**Goal:** Skip the pictures. Reproduce all other material exactly.

**********

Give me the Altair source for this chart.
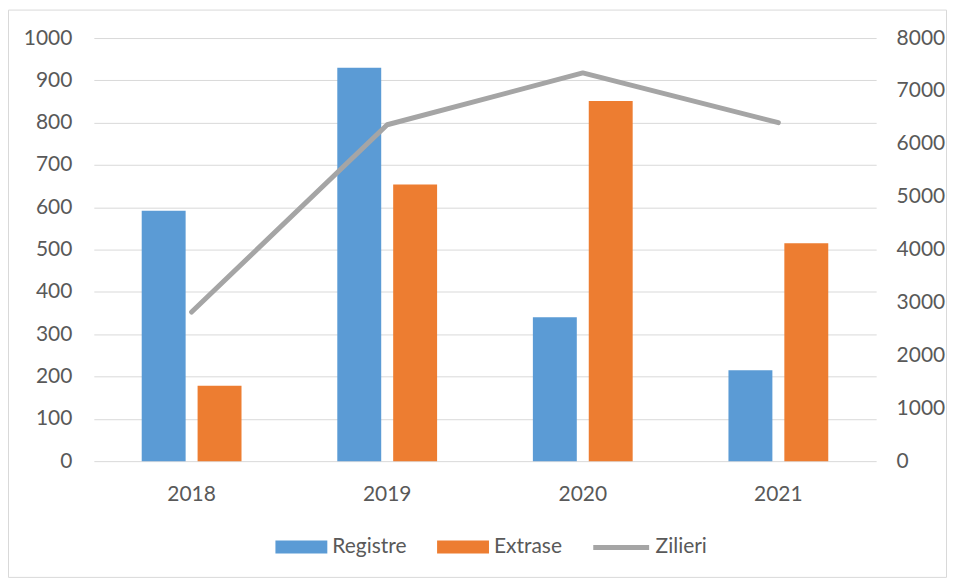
import altair as alt
import pandas as pd

years = ["2018", "2019", "2020", "2021"]
registre = [592, 930, 340, 215]
extrase = [178, 654, 851, 515]
zilieri = [2820, 6360, 7340, 6400]
bar_series = ["Registre", "Extrase"]
line_series = "Zilieri"
left_ticks = list(range(0, 1001, 100))
right_ticks = list(range(0, 8001, 1000))

bars_df = pd.DataFrame({
    "year": years * 2,
    "series": [bar_series[0]] * len(years) + [bar_series[1]] * len(years),
    "value": registre + extrase,
})
line_df = pd.DataFrame({"year": years, "series": [line_series] * len(years), "value": zilieri})
border_df = pd.DataFrame({"k": [0]})

FONT = "Lato"
TXT = "#595959"
GRID = "#D9D9D9"
FS = 21

x_enc = alt.X(
    "year:N", sort=years,
    scale=alt.Scale(paddingInner=0, paddingOuter=0),
    axis=alt.Axis(title=None, labelAngle=0, ticks=False, domain=False, grid=False,
                  labelPadding=22, labelFontSize=FS, labelColor=TXT, labelFont=FONT),
)

border = alt.Chart(border_df).mark_rect(fill="transparent", stroke=GRID, strokeWidth=1).encode(
    x=alt.value(-85.5), x2=alt.value(854.5), y=alt.value(-28), y2=alt.value(540.5)
)

bars = alt.Chart(bars_df).mark_bar().encode(
    x=x_enc,
    xOffset=alt.XOffset("series:N", sort=bar_series,
                        scale=alt.Scale(paddingInner=0.214, paddingOuter=0.857)),
    y=alt.Y("value:Q", scale=alt.Scale(domain=[0, 1000], nice=False),
            axis=alt.Axis(values=left_ticks, format="d", title=None, ticks=False, domain=False,
                          grid=True, gridColor=GRID, gridWidth=1, labelPadding=22,
                          labelFontSize=FS, labelColor=TXT, labelFont=FONT)),
    color=alt.Color("series:N", sort=bar_series,
                    scale=alt.Scale(domain=bar_series, range=["#5B9BD5", "#ED7D31"]),
                    legend=alt.Legend(title=None, orient="none", direction="horizontal",
                                      legendX=182, legendY=484, padding=0,
                                      symbolType="M-1,-0.25H1V0.25H-1Z", symbolSize=2704,
                                      symbolStrokeWidth=0, labelOffset=5, columnPadding=30,
                                      labelFontSize=FS, labelColor=TXT, labelFont=FONT)),
)

line = alt.Chart(line_df).mark_line(strokeWidth=5, strokeCap="round", strokeJoin="round").encode(
    x=alt.X("year:N", sort=years),
    y=alt.Y("value:Q", scale=alt.Scale(domain=[0, 8000], nice=False),
            axis=alt.Axis(orient="right", values=right_ticks, format="d", title=None, ticks=False,
                          domain=False, grid=False, labelPadding=20, labelFontSize=FS,
                          labelColor=TXT, labelFont=FONT)),
    stroke=alt.Stroke("series:N", scale=alt.Scale(domain=[line_series], range=["#A5A5A5"]),
                      legend=alt.Legend(title=None, orient="none", direction="horizontal",
                                        legendX=498, legendY=480, padding=0,
                                        symbolType="stroke", symbolSize=3136,
                                        symbolStrokeWidth=5, labelOffset=4,
                                        labelFontSize=FS, labelColor=TXT, labelFont=FONT)),
)

chart = alt.layer(border, bars, line).resolve_scale(
    y="independent", color="independent"
).properties(
    width=784, height=424,
    autosize=alt.AutoSizeParams(type="none"),
    padding={"left": 86, "top": 29.5, "right": 72, "bottom": 120},
).configure_view(stroke=None)

chart.save("out.html", embed_options={"renderer": "svg", "actions": False})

**********

**Full answer:**
Give me the Altair source for this chart.
import altair as alt
import pandas as pd

years = ["2018", "2019", "2020", "2021"]
registre = [592, 930, 340, 215]
extrase = [178, 654, 851, 515]
zilieri = [2820, 6360, 7340, 6400]
bar_series = ["Registre", "Extrase"]
line_series = "Zilieri"
left_ticks = list(range(0, 1001, 100))
right_ticks = list(range(0, 8001, 1000))

bars_df = pd.DataFrame({
    "year": years * 2,
    "series": [bar_series[0]] * len(years) + [bar_series[1]] * len(years),
    "value": registre + extrase,
})
line_df = pd.DataFrame({"year": years, "series": [line_series] * len(years), "value": zilieri})
border_df = pd.DataFrame({"k": [0]})

FONT = "Lato"
TXT = "#595959"
GRID = "#D9D9D9"
FS = 21

x_enc = alt.X(
    "year:N", sort=years,
    scale=alt.Scale(paddingInner=0, paddingOuter=0),
    axis=alt.Axis(title=None, labelAngle=0, ticks=False, domain=False, grid=False,
                  labelPadding=22, labelFontSize=FS, labelColor=TXT, labelFont=FONT),
)

border = alt.Chart(border_df).mark_rect(fill="transparent", stroke=GRID, strokeWidth=1).encode(
    x=alt.value(-85.5), x2=alt.value(854.5), y=alt.value(-28), y2=alt.value(540.5)
)

bars = alt.Chart(bars_df).mark_bar().encode(
    x=x_enc,
    xOffset=alt.XOffset("series:N", sort=bar_series,
                        scale=alt.Scale(paddingInner=0.214, paddingOuter=0.857)),
    y=alt.Y("value:Q", scale=alt.Scale(domain=[0, 1000], nice=False),
            axis=alt.Axis(values=left_ticks, format="d", title=None, ticks=False, domain=False,
                          grid=True, gridColor=GRID, gridWidth=1, labelPadding=22,
                          labelFontSize=FS, labelColor=TXT, labelFont=FONT)),
    color=alt.Color("series:N", sort=bar_series,
                    scale=alt.Scale(domain=bar_series, range=["#5B9BD5", "#ED7D31"]),
                    legend=alt.Legend(title=None, orient="none", direction="horizontal",
                                      legendX=182, legendY=484, padding=0,
                                      symbolType="M-1,-0.25H1V0.25H-1Z", symbolSize=2704,
                                      symbolStrokeWidth=0, labelOffset=5, columnPadding=30,
                                      labelFontSize=FS, labelColor=TXT, labelFont=FONT)),
)

line = alt.Chart(line_df).mark_line(strokeWidth=5, strokeCap="round", strokeJoin="round").encode(
    x=alt.X("year:N", sort=years),
    y=alt.Y("value:Q", scale=alt.Scale(domain=[0, 8000], nice=False),
            axis=alt.Axis(orient="right", values=right_ticks, format="d", title=None, ticks=False,
                          domain=False, grid=False, labelPadding=20, labelFontSize=FS,
                          labelColor=TXT, labelFont=FONT)),
    stroke=alt.Stroke("series:N", scale=alt.Scale(domain=[line_series], range=["#A5A5A5"]),
                      legend=alt.Legend(title=None, orient="none", direction="horizontal",
                                        legendX=498, legendY=480, padding=0,
                                        symbolType="stroke", symbolSize=3136,
                                        symbolStrokeWidth=5, labelOffset=4,
                                        labelFontSize=FS, labelColor=TXT, labelFont=FONT)),
)

chart = alt.layer(border, bars, line).resolve_scale(
    y="independent", color="independent"
).properties(
    width=784, height=424,
    autosize=alt.AutoSizeParams(type="none"),
    padding={"left": 86, "top": 29.5, "right": 72, "bottom": 120},
).configure_view(stroke=None)

chart.save("out.html", embed_options={"renderer": "svg", "actions": False})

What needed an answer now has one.